The London-based bank, founded in 1991 to promote the transition to market economies in the former Soviet bloc, says that most countries in the region will post growth below 2 percent this year, with only modest improvement in 2014.
While the euro zone recession has ended and exports have recovered, growth on Europe’s eastern rim “has continued to decelerate as domestic consumption and investment have weakened,” the EBRD says. Faltering growth in Russia, the region’s biggest economy, is causing “wider regional repercussions,” it says.
Market-friendly structural reforms, which helped boost growth and investment across the region during the 1990s, have slowed and in some cases been reversed. “Public opinion turned against market reform after the 2008-09 financial crisis,” the report says.
Some countries have imposed new controls on previously deregulated companies.
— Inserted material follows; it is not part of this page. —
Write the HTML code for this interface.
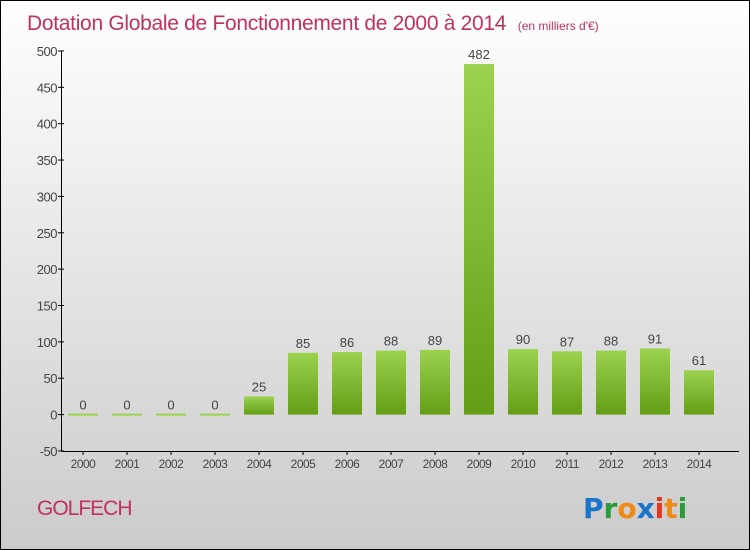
<!DOCTYPE html>
<html><head><meta charset="utf-8"><style>
body{margin:0}
#c{width:748px;height:548px;border:1px solid #000;position:relative;background:linear-gradient(#fff,#cbcbcb);font-family:"Liberation Sans",sans-serif;overflow:hidden}
</style></head><body>
<div id="c">
<svg width="748" height="548" id="s" style="position:absolute;left:0;top:0">
<defs><linearGradient id="g" x1="0" y1="0" x2="0" y2="1"><stop offset="0" stop-color="#9bd24f"/><stop offset="1" stop-color="#639e16"/></linearGradient></defs>
<text x="26" y="29" font-size="21" fill="#c0325e" letter-spacing="-0.3">Dotation Globale de Fonctionnement de 2000 à 2014 <tspan font-size="12" dx="6" letter-spacing="0">(en milliers d'€)</tspan></text>
<text x="36" y="514" font-size="21" fill="#c0325e" letter-spacing="-1">GOLFECH</text>
<g font-size="28" font-family="'DejaVu Sans',sans-serif" font-weight="bold">
<text x="582" y="517"><tspan fill="#1a74c8">P</tspan><tspan fill="#2a9a3a">r</tspan><tspan fill="#f08a12">o</tspan><tspan fill="#1a74c8">x</tspan><tspan fill="#e8341c">i</tspan><tspan fill="#f08a12">t</tspan><tspan fill="#2a9a3a">i</tspan></text></g>
<g id="ax"></g><g id="bars"></g>
</svg>
</div>
<script>
const categories=["2000","2001","2002","2003","2004","2005","2006","2007","2008","2009","2010","2011","2012","2013","2014"];
const values=[0,0,0,0,25,85,86,88,89,482,90,87,88,91,61];
const yTicks=[-50,0,50,100,150,200,250,300,350,400,450,500];
const NS="http://www.w3.org/2000/svg";
const y=v=>413.6-v*0.7273;
const x=i=>82+i*44;
function mk(t,a,p,txt){const e=document.createElementNS(NS,t);for(const k in a)e.setAttribute(k,a[k]);if(txt!==undefined)e.textContent=txt;p.appendChild(e);return e;}
const ax=document.getElementById('ax'),bg=document.getElementById('bars');
const yl=mk('line',{x1:60.5,y1:y(500),x2:60.5,y2:y(-50),stroke:'#000'},ax);


const xl=mk('line',{x1:60.5,y1:y(-50)+0.5,x2:738,y2:y(-50)+0.5,stroke:'#000'},ax);


yTicks.forEach(v=>{
mk('line',{x1:57,x2:63,y1:y(v),y2:y(v),stroke:'#000'},ax);
const t=mk('text',{x:56,y:y(v)+5,'text-anchor':'end','font-size':13,fill:'#444','letter-spacing':'-0.5'},ax,v);


});
categories.forEach((c,i)=>{
mk('line',{x1:x(i),x2:x(i),y1:y(-50),y2:y(-50)+4,stroke:'#000'},ax);
const t=mk('text',{x:x(i),y:y(-50)+17,'text-anchor':'middle','font-size':12,fill:'#444','letter-spacing':'-0.5'},ax,c);


const v=values[i];
const h=Math.max(2,v*0.7273);
const r=mk('rect',{x:x(i)-15,y:y(v)-(v===0?1:0),width:30,height:h,fill:v===0?'#9bd24f':'url(#g)'},bg);


const l=mk('text',{x:x(i),y:y(v)-5,'text-anchor':'middle','font-size':13,fill:'#444'},bg,v);


});
</script>
</body></html>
Hungary, for example, has levied a “Robin Hood tax” on energy companies, a tax that could discourage future investment in the sector.
The bank blamed President Vladimir Putin’s policies for contributing to Russia’s stagnation, saying that his policy of “state capitalism” has concentrated control of the economy in the hands of politically well-connected companies.
The region’s slowdown means that progress in closing the gap with West European living standards is likely to “stall in some countries and slow to a crawl in many others” over the next two decades, the EBRD says. It predicts that only Central Europe and the Baltics are likely to reach or exceed 60 percent of average per-capita incomes in Western Europe during that period.